The annealing effect on memory state stability and interlayer coupling in perpendicular magnetic tunnel junctions with ultrathin MgO barrier

Abstract

Abstract Perpendicular magnetic tunnel junctions (p-MTJs) attract great interest because of their excellent performance in spin-transfer-torque magnetic random access memories (STT-MRAMs). The annealing process is critical to achieve the required structural and magnetic properties, therefore obtaining high perpendicular tunneling magnetoresistance (p-TMR) and lower switching current.
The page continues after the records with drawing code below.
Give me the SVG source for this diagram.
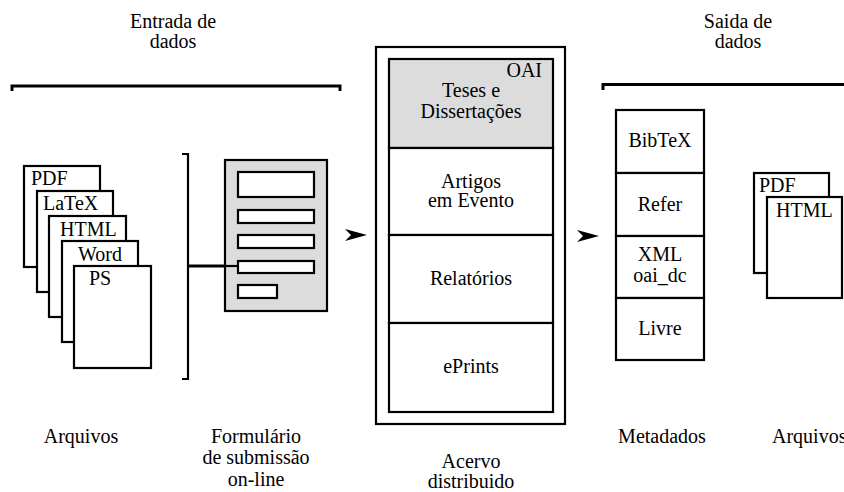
<svg xmlns="http://www.w3.org/2000/svg" width="844" height="492" viewBox="0 0 844 492" font-family="Liberation Serif, Times New Roman, Times, DejaVu Serif, serif" font-size="20">
<style>
  text { font-family: "Liberation Serif", "Times New Roman", Times, "DejaVu Serif", serif; font-size: 20px; fill: #000; }
  .c { text-anchor: middle; }
  .box { fill: #fff; stroke: #000; stroke-width: 2.2; }
  .gray { fill: #dcdcdc; stroke: #000; stroke-width: 2.2; }
  .line { fill: none; stroke: #000; stroke-width: 2.2; }
  .thick { fill: none; stroke: #000; stroke-width: 3; }
  .arrowhead { fill: #000; stroke: none; }
</style>
<rect width="844" height="492" fill="#fff"/>

<g id="entrada-label">
  <path class="thick" d="M12,91 V86 H340 V91"/>
  <text class="c" x="173" y="28">Entrada de</text>
  <text class="c" x="173" y="48">dados</text>
</g>

<g id="saida-label">
  <path class="thick" d="M603,90 V84.5 H844"/>
  <text class="c" x="738" y="28">Saida de</text>
  <text class="c" x="738" y="48">dados</text>
</g>

<g id="arquivos-entrada">
  <rect class="box" x="24" y="166" width="76" height="101"/>
  <text x="31" y="185">PDF</text>
  <rect class="box" x="37" y="191" width="76" height="101"/>
  <text x="43" y="210">LaTeX</text>
  <rect class="box" x="49" y="216" width="77" height="101"/>
  <text x="60" y="236">HTML</text>
  <rect class="box" x="62" y="241" width="76" height="101"/>
  <text x="78" y="261">Word</text>
  <rect class="box" x="74" y="266" width="77" height="102"/>
  <text x="89" y="285">PS</text>
  <text class="c" x="81" y="443">Arquivos</text>
</g>

<g id="formulario">
  <rect class="gray" x="225" y="160" width="102" height="151"/>
  <rect class="box" x="238" y="172" width="76" height="25"/>
  <rect class="box" x="238" y="210" width="76" height="13"/>
  <rect class="box" x="238" y="235" width="76" height="13"/>
  <rect class="box" x="238" y="261" width="76" height="12"/>
  <rect class="box" x="238" y="285" width="39" height="13"/>
  <text class="c" x="256" y="443">Formulário</text>
  <text class="c" x="256" y="464">de submissão</text>
  <text class="c" x="256" y="486">on-line</text>
</g>

<g id="acervo">
  <rect class="box" x="376" y="47" width="189" height="377"/>
  <rect class="gray" x="389" y="59" width="164" height="89"/>
  <rect class="box" x="389" y="148" width="164" height="87"/>
  <rect class="box" x="389" y="235" width="164" height="88"/>
  <rect class="box" x="389" y="323" width="164" height="89"/>
  <text x="542" y="77" text-anchor="end">OAI</text>
  <text class="c" x="471" y="97">Teses e</text>
  <text class="c" x="471" y="118">Dissertações</text>
  <text class="c" x="471" y="188">Artigos</text>
  <text class="c" x="471" y="207">em Evento</text>
  <text class="c" x="471" y="285">Relatórios</text>
  <text class="c" x="471" y="373">ePrints</text>
  <text class="c" x="471" y="468">Acervo</text>
  <text class="c" x="471" y="488">distribuido</text>
</g>

<g id="metadados">
  <rect class="box" x="616" y="110" width="88" height="63"/>
  <rect class="box" x="616" y="173" width="88" height="63"/>
  <rect class="box" x="616" y="236" width="88" height="62"/>
  <rect class="box" x="616" y="298" width="88" height="62"/>
  <text class="c" x="660" y="147">BibTeX</text>
  <text class="c" x="660" y="211">Refer</text>
  <text class="c" x="660" y="261">XML</text>
  <text class="c" x="660" y="282">oai_dc</text>
  <text class="c" x="660" y="335">Livre</text>
  <text class="c" x="662" y="443">Metadados</text>
</g>

<g id="arquivos-saida">
  <rect class="box" x="754" y="173" width="75" height="100"/>
  <text x="759" y="192">PDF</text>
  <rect class="box" x="767" y="197" width="75" height="101"/>
  <text x="776" y="217">HTML</text>
  <text x="772" y="443">Arquivos</text>
</g>

<g id="connectors">
  <path class="line" d="M182,154 H188 V379 H182"/>
  <line class="thick" x1="188" y1="266" x2="225" y2="266"/>
  <line class="line" x1="225" y1="266" x2="238" y2="266"/>
  <path class="arrowhead" d="M367,235 L345,229 L351,235 L345,241 Z"/>
  <path class="arrowhead" d="M599,236 L577,230 L583,236 L577,242 Z"/>
</g>
</svg>
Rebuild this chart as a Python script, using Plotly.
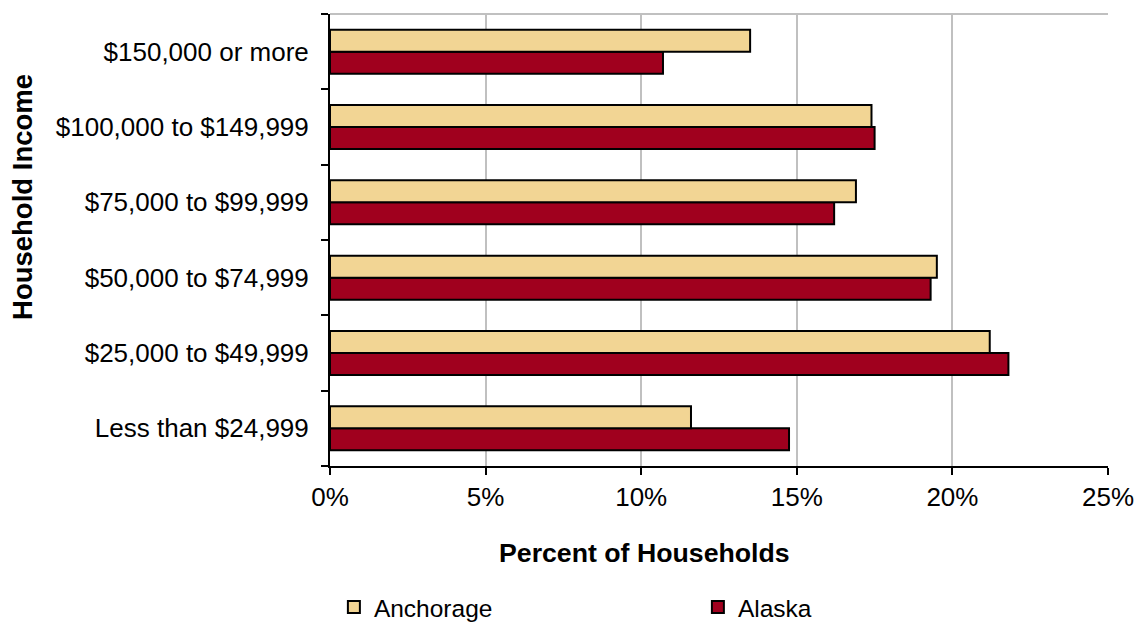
import plotly.graph_objects as go

# Household income brackets, bottom to top
income_brackets = [
    "Less than $24,999",
    "$25,000 to $49,999",
    "$50,000 to $74,999",
    "$75,000 to $99,999",
    "$100,000 to $149,999",
    "$150,000 or more",
]

# Percent of households in each bracket
anchorage_pct = [11.6, 21.2, 19.5, 16.9, 17.4, 13.5]
alaska_pct = [14.75, 21.8, 19.3, 16.2, 17.5, 10.7]

x_ticks = [0, 5, 10, 15, 20, 25]
x_tick_labels = ["0%", "5%", "10%", "15%", "20%", "25%"]

FONT = "Arial, 'Liberation Sans', sans-serif"
ANCHORAGE_COLOR = "#F2D594"
ALASKA_COLOR = "#A0001E"

fig = go.Figure()

# Alaska first so Anchorage sits on top within each bracket
fig.add_trace(go.Bar(
    y=income_brackets, x=alaska_pct, orientation="h", name="Alaska",
    marker=dict(color=ALASKA_COLOR, line=dict(color="black", width=2)),
))
fig.add_trace(go.Bar(
    y=income_brackets, x=anchorage_pct, orientation="h", name="Anchorage",
    marker=dict(color=ANCHORAGE_COLOR, line=dict(color="black", width=2)),
))

fig.update_layout(
    width=1145, height=622,
    margin=dict(l=330, r=37, t=14, b=156, autoexpand=False),
    paper_bgcolor="white", plot_bgcolor="white",
    barmode="group", bargap=0.415, bargroupgap=0,
    font=dict(family=FONT, size=26, color="black"),
    showlegend=True,
    legend=dict(
        orientation="h", traceorder="reversed",
        x=0.005, xanchor="left", y=-0.312, yanchor="middle",
        entrywidth=319, entrywidthmode="pixels",
        font=dict(size=24.5, color="black"),
        itemwidth=30,
    ),
    xaxis=dict(
        range=[0, 25], tickmode="array", tickvals=x_ticks, ticktext=x_tick_labels,
        showgrid=True, gridcolor="#C0C0C0", gridwidth=2,
        showline=True, linecolor="black", linewidth=2,
        ticks="outside", ticklen=7, tickwidth=2, tickcolor="black",
        tickfont=dict(size=26),
        zeroline=False,
    ),
    yaxis=dict(
        showline=True, linecolor="black", linewidth=2,
        ticks="outside", ticklen=7, tickwidth=2, tickcolor="black",
        tickson="boundaries", showgrid=False,
        tickfont=dict(size=26),
        ticklabelstandoff=14,
    ),
    annotations=[
        dict(
            text="<b>Percent of Households</b>", xref="paper", yref="paper",
            x=0.4036, y=-0.1925, xanchor="center", yanchor="middle",
            showarrow=False, font=dict(size=26.7),
        ),
        dict(
            text="<b>Household Income</b>", xref="paper", yref="paper",
            x=-0.396, y=0.595, xanchor="center", yanchor="middle",
            textangle=-90, showarrow=False, font=dict(size=27.5),
        ),
    ],
    shapes=[dict(
        type="line", xref="paper", yref="paper", x0=0, x1=1, y0=1, y1=1,
        line=dict(color="#C0C0C0", width=2), layer="below",
    )],
)

fig.write_html("out.html")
In this work, the CoFeB/MgO/CoFeB-based p-TMR stack was prepared and a high p-TMR value of 155.9% was obtained from CIPT. The p-MTJs were patterned with pillar sizes ranging from 50 nm to 1000 nm and were annealed upon different annealing temperatures (TA) of 300 and 340 °C. The resistance at parallel (RP) and antiparallel (RAP) state in p-MTJs was obtained upon the application of a ±30 mT perpendicular magnetic field, where the angle of magnetization between storage and reference layer at memory state, θP and θAP, were derived from the P and AP resistance ratios with and without magnetic field. The condition θP = θAP of about 63.5° was found in as-deposited samples, indicating a ferromagnetic interlayer coupling between storage and reference layers, where θP = 0° and θAP = 180° at TA = 300 °C and 340 °C demonstrate a stable memory state. The stability of the resistance state was modeled by considering the evolution of effective perpendicular magnetic anisotropy (Keff) and interlayer coupling constant (J), showing a method to evaluate the ratio of Keff/J via the memory state resistance characterization, where the Keff/J of about −1.26 was obtained in our as-deposited samples. Our study assesses the effect of TA on the θP and θAP and supplies the method to enhance the stability through the optimization of perpendicular magnetic anisotropy and interlayer coupling, so to better control the performance of p-MTJ-based STT-MRAMs.